The U.S. East Coast is being hit by a major snowstorm that has brought up to three feet of snow and already resulted in thousands of flights being cancelled. Some 13 counties in New York and New York City have stopped all public transportation. Connecticut and Massachusetts have also put travel plans in place as residents are pummeled by snow.

“Watch for widespread sub-zero cold next week if the European models are right (all the way to North Carolina and including DC area),” D’Aleo added.

Some environmentalists have already tried to blame the current storm on global warming, saying higher temperatures are creating more extreme storms. Environmentalist Bill McKibben tweeted that five of the 10 worst storms in New York City happened in the last five years.

New York Democratic Gov. Andrew Cuomo also chimed into the debate, saying the blizzard was “part of the changing climate.”
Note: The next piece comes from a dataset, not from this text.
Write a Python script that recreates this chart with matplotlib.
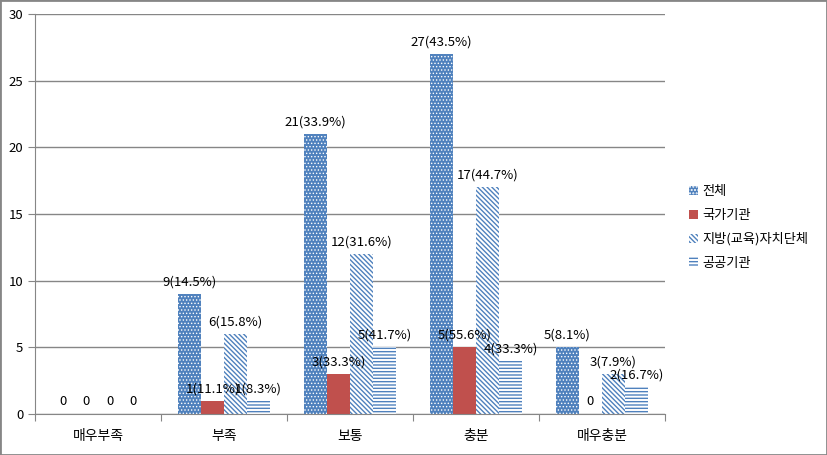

Cuomo said Monday “there is a pattern of extreme weather that we’ve never seen before,” adding that “anyone who says there’s not a dramatic change in weather patterns is probably denying reality.”

But is East Coast weather becoming more extreme because of global warming? University of Colorado climate scientist Dr. Roger Pielke Jr. says it’s not so. On Tuesday, Pielke took to twitter to vent his frustrations at claims that global warming was making the weather worse.

“So those who argue for a simple relationship between increasing water content of the atmosphere and storm strength, data do not support such a claim over this multi-decadal period, in this region,” Pielke wrote on his blog.

Interestingly enough, the United Nations Intergovernmental Panel on Climate Change predicted in 2001 that global warming would cause milder winters with less snow. The IPCC argued that there would be “[m]ilder winter temperatures will decrease heavy snowstorms.”

Several scientists in the last 15 years have predicted the end of snow as we know it. In 2000, U.K. scientists said snowfall would become “just a thing of the past.”

“Children just aren’t going to know what snow is,” Dr. David Viner, a scientist with the climatic research unit at the University of East Anglia, told the UK Independent in 2000.